When the Lieutenant Colonel addressed the men with a "Good Morning" and they barked back the most amazing "Morning Sir, Ooh Rah", you could feel the passion of every single one of the 583 new Marines. It was again, completely breathtaking. There have been very few moments in my life that I have been speechless in awe. This was one of those moments.

Several more speeches and a parade of the marching band swallowed the next many minutes. The Honor Men were, well honored. The drill instructors and recruiters were given their proper gratitude and appreciation. Then the platoons were led on a march in front of the stands so everyone could truly appreciate all of these amazing young men who had fought their way through thirteen weeks training. All of the families had plenty of opportunities to snap a thousand pictures.

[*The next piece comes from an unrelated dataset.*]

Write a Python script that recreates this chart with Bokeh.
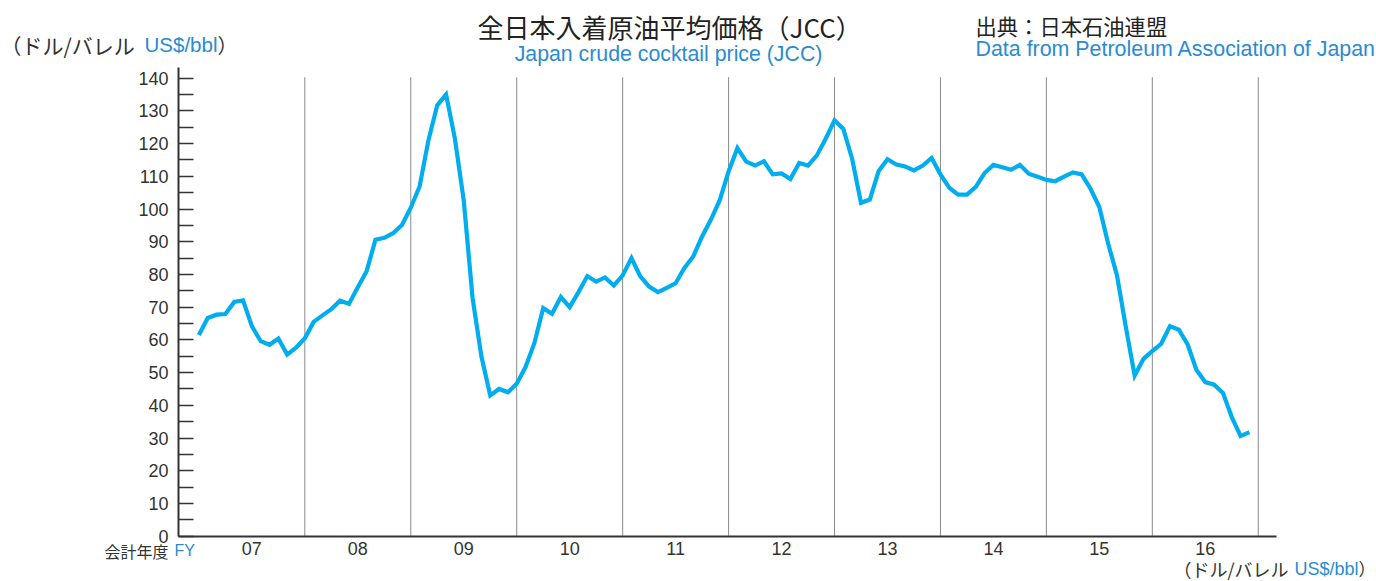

When they announced the dismissal of the new Marines, the crowd went crazy. I still didn't cry, though I wanted to. They would have been tears of joy, but I was determined to keep smiling. I was so happy and proud. It was one of those moments in a mother's life that cannot be put to words. I found Adam in the crowd and wrapped my arms around him so tight. "You did it" I told him. He did. He made it through hell and earned the title of Marine. He was a GREAT Marine.

After we left the depot and got back to the hotel, Adam tried to start to unwind. He was, of course very keyed up. He didn't really know how to "relax". We rested for a bit then decided to hit the mall since I DIDN'T bring him pants that he could wear! (I'm such a bad mom.) He purchased an outfit and once into some comfortable civilian clothes, looked more like Adam.

He is still different though. I cannot deny it and I know I must accept that this is the "new Adam", but it's so hard. I hardly know what to say to him or how to act. I hope that it will be better once we get home. He talked some about a few of the "experiences" he went through and I hope to hear much more. I told him he needed to write down or record everything he can about his experience so that he may remember the things that shaped him. I hope that he never forgets.

He has made a few comments yesterday and today that keep echoing in my head. Yesterday when he was showing my the "Iraqi Freedom" room at the museum he showed us a "home-made" bomb (replica) and said that it was responsible for the most "Marine Kills". Those words used together stung. Then again today, while shopping, he joked about wearing a charm on his dog tags while strutting around Iraq. God, I can't think about that. I cannot bear the thought of my son being deployed. I want to be selfish and tell them he's not allowed to go. I want to keep protecting him, but I can't. All I can do is pray that he stays safe. He is a United States Marine now, property of the United States government. He is our protector now.

I really love the new Adam, but I still miss the old one. He is not my little boy anymore now matter how much I want him back. He is my Marine, now and forever. He is my Hero and I am so proud of him.